Dr. Chelsea Heveran liderliğinde yürütülen bu araştırma, çevre dostu ve sürdürülebilir yapı malzemelerine duyulan ihtiyacın bir sonucu olarak ortaya çıktı. Bilindiği üzere, dünya genelinde çimento üretimi yılda 4 milyar tonu aşarak karbon salımının %8'ini oluşturuyor. Bu da yeni ve doğayla uyumlu alternatifleri acil bir gündem maddesi haline getiriyor.
Yeni geliştirilen malzeme, süngerimsi ancak dayanıklı yapısıyla dikkat çekiyor. Miselyum ağı içine yerleştirilen özel bakteriler, zamanla bu organik yapıyı kemiksi, sert bir hale getirerek onu taşıyıcı bir yapı malzemesine dönüştürüyor. Dahası, bu malzeme "canlı" kabul ediliyor çünkü bakteriler dört haftaya kadar aktif kalabiliyor ve bu süreçte malzeme kendini onarabiliyor.
Her ne kadar şu anki uygulamalar laboratuvar ölçeğinde sınırlı kalsa da, uzmanlar bu teknolojinin özellikle afet bölgelerinde ya da uzay görevlerinde devrim yaratabileceğini öngörüyor.

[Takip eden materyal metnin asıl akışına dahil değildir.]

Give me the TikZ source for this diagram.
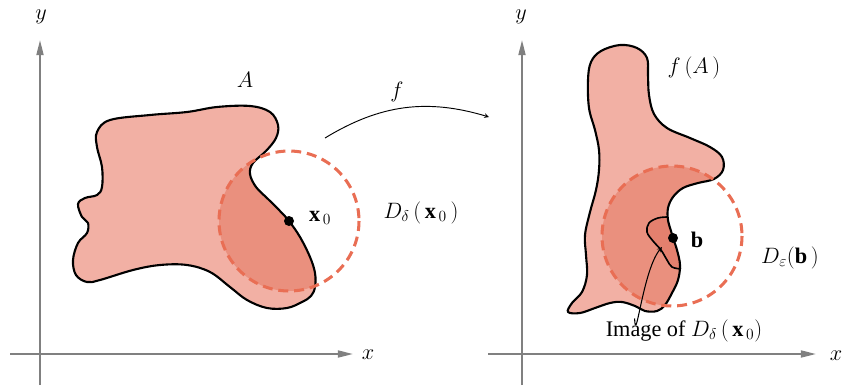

Sebebi basit: Çimentoyu taşımak yerine, bu yapı malzemesi yerinde üretilebiliyor.
Bu heyecan verici gelişme, mimari tasarımdan afet yönetimine kadar birçok alanda yeni kapılar açabilir. Ancak büyük ölçekli kullanıma geçmeden önce güvenlik, maliyet ve dayanıklılık testlerinin tamamlanması gerekiyor. Şimdilik umut vaat ediyor, gelecekteyse belki de inşaatın dilini baştan yazacak.